=== Source records ===

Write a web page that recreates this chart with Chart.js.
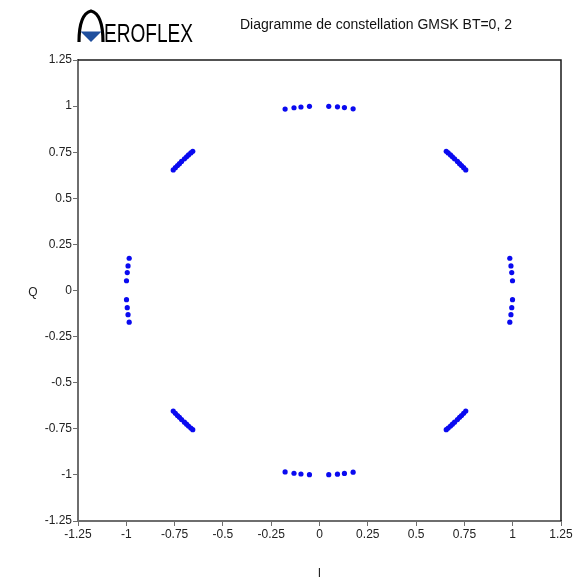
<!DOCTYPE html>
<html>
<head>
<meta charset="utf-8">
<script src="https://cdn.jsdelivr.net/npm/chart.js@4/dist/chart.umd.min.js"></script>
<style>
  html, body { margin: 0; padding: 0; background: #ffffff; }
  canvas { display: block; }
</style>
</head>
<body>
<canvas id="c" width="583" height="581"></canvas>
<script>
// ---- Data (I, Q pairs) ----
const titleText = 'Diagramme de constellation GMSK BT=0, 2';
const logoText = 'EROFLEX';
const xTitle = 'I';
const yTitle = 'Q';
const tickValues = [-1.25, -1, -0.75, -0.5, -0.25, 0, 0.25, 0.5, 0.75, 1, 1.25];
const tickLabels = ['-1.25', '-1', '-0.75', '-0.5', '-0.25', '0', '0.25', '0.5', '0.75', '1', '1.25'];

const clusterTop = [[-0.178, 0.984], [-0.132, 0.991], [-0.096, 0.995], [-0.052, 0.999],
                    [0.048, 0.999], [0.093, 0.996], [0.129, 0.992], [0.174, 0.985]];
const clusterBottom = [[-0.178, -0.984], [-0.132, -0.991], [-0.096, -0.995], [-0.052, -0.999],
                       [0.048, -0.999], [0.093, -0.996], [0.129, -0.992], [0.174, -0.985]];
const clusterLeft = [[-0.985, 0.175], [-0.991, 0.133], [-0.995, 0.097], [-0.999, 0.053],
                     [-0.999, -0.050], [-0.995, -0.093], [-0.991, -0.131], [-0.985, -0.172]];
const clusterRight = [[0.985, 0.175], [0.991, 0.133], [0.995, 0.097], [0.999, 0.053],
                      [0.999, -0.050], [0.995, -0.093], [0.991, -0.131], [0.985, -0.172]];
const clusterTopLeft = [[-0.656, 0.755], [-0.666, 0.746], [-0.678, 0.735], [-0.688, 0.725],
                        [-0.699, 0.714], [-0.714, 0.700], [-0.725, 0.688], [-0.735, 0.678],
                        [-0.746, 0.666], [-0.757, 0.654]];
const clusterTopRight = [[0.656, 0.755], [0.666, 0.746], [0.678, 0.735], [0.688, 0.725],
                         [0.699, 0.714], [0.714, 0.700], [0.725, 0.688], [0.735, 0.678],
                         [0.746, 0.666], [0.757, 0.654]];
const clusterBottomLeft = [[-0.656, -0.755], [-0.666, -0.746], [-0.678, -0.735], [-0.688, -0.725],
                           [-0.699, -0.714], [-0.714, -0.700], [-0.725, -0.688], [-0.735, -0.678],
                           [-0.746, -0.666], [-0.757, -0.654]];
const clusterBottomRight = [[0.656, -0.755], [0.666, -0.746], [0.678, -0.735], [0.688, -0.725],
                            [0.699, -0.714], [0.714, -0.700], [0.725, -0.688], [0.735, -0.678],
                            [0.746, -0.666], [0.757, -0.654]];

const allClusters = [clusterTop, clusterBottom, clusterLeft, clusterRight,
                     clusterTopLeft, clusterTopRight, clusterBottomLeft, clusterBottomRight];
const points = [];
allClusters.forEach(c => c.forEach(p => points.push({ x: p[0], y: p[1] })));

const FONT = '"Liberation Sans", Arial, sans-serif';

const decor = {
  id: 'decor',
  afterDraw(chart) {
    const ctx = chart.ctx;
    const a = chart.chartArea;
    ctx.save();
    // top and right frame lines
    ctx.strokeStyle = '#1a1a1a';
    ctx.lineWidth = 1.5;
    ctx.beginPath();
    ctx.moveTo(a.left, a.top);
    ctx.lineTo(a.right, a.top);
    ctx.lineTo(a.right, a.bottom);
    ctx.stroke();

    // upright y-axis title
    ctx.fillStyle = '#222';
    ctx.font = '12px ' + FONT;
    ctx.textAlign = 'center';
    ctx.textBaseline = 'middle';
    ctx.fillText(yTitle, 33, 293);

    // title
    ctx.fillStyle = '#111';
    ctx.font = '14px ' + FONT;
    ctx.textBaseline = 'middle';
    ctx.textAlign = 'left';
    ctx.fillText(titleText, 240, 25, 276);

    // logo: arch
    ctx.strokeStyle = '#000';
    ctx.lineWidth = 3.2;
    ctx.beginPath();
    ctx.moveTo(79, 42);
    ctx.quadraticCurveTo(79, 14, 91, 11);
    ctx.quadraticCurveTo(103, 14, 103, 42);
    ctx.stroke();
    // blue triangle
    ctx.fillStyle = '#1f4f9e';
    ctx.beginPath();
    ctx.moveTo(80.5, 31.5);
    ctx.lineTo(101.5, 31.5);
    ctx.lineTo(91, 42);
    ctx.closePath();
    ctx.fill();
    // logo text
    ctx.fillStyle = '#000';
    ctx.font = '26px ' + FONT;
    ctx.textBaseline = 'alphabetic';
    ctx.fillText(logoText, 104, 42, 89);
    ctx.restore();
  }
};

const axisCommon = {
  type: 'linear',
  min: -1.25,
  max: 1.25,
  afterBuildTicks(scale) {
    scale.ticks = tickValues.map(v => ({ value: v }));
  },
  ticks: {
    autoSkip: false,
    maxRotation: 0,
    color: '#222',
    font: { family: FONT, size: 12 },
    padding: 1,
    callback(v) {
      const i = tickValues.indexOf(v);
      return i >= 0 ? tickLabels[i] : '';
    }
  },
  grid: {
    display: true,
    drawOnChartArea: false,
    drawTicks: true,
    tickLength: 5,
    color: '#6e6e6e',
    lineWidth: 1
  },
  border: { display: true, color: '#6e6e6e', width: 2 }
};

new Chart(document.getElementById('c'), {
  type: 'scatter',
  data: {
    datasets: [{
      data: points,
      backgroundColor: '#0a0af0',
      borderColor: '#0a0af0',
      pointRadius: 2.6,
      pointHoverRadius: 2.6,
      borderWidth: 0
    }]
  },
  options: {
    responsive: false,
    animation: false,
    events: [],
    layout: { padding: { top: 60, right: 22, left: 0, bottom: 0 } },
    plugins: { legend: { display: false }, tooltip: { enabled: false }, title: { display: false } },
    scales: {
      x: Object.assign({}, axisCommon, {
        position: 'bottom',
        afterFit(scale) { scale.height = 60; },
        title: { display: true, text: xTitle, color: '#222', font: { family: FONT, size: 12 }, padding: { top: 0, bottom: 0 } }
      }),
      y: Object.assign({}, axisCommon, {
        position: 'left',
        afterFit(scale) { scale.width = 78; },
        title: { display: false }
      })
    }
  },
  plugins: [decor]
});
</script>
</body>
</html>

===
=== Source records ===

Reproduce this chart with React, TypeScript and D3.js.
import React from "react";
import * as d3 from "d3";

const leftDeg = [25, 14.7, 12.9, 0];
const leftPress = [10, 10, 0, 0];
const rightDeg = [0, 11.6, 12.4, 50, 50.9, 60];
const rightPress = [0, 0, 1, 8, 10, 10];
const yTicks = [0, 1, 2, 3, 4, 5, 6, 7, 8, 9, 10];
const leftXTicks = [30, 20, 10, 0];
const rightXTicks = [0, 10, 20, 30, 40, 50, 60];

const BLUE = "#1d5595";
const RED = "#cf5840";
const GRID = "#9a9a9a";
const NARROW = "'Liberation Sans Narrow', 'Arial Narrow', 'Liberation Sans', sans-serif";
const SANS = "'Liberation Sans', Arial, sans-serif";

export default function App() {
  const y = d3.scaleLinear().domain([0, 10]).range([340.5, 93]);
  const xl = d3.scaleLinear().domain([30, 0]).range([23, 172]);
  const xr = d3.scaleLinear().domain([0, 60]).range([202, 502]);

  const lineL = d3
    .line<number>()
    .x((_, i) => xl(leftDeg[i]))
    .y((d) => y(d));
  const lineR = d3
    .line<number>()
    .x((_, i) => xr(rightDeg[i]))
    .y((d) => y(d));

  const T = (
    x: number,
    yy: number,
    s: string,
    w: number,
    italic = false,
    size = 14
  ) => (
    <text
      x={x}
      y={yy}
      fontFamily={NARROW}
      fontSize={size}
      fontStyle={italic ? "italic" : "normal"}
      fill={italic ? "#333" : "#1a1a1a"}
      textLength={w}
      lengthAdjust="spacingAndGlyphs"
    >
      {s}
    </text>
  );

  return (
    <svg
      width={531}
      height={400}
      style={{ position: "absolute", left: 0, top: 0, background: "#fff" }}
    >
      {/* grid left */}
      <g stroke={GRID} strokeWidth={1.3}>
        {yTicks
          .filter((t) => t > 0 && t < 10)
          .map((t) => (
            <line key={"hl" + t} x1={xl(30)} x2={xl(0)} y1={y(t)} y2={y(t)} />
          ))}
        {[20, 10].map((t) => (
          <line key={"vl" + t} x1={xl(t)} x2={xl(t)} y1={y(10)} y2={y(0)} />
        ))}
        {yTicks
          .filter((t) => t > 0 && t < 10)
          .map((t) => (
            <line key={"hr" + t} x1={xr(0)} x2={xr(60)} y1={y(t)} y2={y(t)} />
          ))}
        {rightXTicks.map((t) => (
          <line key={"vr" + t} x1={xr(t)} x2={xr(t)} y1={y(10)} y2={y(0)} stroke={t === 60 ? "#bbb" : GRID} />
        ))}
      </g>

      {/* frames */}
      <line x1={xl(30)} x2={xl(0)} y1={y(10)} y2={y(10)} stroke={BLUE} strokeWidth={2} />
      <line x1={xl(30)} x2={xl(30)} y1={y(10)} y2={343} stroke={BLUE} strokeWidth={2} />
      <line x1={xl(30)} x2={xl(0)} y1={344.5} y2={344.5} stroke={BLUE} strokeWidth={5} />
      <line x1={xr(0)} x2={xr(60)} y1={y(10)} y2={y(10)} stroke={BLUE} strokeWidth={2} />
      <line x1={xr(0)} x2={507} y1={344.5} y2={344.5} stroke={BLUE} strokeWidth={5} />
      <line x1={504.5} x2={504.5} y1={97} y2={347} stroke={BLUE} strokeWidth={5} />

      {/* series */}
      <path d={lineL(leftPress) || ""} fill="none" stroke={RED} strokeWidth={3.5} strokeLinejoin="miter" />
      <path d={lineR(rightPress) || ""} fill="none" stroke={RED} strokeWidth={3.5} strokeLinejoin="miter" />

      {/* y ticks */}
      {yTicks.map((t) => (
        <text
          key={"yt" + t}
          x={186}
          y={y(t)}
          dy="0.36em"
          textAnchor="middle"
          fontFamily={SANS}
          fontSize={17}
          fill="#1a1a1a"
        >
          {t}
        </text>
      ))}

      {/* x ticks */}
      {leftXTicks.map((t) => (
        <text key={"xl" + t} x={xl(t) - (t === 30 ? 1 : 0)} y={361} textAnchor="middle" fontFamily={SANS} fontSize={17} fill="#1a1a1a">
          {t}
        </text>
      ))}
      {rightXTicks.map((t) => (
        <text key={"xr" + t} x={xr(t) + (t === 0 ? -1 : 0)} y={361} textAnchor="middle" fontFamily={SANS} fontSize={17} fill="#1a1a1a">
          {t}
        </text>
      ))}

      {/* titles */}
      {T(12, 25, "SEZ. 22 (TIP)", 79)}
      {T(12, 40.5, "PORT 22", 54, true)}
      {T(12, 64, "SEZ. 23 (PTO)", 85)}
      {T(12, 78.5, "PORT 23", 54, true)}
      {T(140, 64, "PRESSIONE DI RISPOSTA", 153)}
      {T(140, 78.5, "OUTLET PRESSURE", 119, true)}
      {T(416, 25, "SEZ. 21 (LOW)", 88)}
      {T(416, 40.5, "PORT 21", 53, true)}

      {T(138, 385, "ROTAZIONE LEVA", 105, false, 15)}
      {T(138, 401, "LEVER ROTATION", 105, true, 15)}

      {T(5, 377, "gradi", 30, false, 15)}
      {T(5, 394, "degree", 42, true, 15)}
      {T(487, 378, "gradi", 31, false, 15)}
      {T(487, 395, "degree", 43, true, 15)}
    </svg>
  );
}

===
=== Source records ===

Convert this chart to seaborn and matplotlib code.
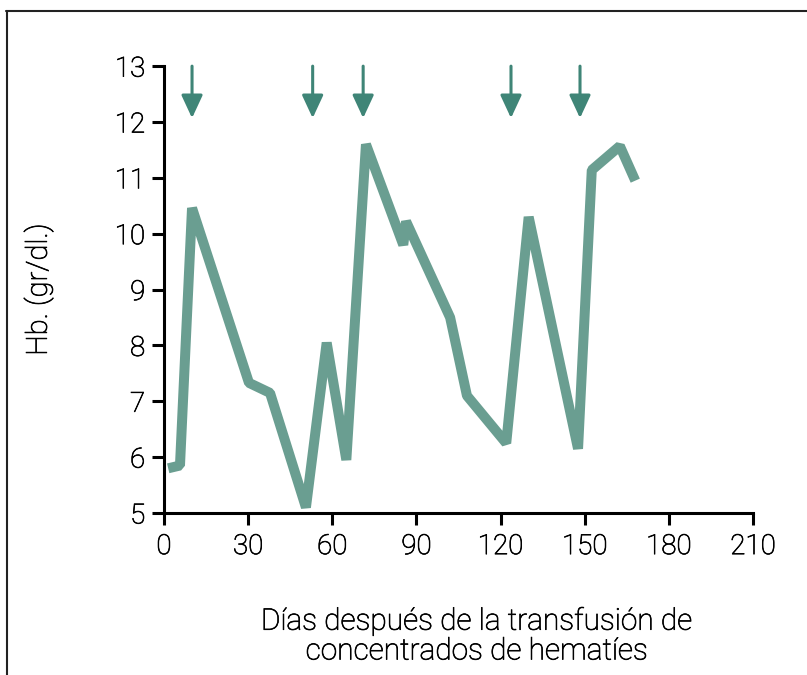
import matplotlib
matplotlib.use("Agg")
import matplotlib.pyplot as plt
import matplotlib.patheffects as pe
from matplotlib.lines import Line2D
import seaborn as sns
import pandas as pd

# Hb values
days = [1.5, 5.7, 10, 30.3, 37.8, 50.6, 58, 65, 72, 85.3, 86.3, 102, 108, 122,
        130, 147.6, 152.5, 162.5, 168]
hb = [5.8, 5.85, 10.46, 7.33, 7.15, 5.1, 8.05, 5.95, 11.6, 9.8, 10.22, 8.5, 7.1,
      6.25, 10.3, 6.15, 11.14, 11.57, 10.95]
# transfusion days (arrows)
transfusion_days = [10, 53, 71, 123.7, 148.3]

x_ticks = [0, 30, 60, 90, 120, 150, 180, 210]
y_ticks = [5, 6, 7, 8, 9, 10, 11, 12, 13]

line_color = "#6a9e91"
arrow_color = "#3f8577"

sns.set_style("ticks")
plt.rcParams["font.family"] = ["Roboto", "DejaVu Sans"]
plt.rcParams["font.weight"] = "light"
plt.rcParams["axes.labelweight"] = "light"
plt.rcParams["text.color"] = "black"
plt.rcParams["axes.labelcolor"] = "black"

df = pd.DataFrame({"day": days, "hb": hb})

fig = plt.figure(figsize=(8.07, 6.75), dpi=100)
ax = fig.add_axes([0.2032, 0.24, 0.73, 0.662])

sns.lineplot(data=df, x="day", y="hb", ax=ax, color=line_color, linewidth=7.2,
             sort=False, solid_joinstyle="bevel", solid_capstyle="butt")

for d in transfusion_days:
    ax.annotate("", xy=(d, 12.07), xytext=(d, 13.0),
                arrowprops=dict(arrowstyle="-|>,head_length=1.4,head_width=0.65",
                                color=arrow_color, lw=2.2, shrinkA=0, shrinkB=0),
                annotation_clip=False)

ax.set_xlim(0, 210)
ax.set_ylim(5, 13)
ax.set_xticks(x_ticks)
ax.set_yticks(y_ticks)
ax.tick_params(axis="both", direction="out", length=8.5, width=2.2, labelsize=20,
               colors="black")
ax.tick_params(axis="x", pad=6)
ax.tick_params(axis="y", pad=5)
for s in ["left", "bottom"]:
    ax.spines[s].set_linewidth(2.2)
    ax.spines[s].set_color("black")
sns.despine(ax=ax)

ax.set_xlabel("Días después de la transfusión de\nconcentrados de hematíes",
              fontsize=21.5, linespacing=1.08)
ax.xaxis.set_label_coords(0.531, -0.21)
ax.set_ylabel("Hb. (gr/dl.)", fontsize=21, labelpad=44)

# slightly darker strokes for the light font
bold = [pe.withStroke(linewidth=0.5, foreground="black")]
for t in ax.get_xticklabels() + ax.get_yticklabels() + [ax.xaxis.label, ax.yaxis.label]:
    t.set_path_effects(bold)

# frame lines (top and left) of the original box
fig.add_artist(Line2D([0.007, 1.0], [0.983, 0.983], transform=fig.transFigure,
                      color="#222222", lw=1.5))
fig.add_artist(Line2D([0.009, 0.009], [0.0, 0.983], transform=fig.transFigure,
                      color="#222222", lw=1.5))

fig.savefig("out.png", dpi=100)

===

_Aim_: From the records above, print exactly the lines that run from the line with "Reproduce this chart" to the line with "import * as", inclusive.

_Solution to the exercise_:
Reproduce this chart with React, TypeScript and D3.js.
import React from "react";
import * as d3 from "d3";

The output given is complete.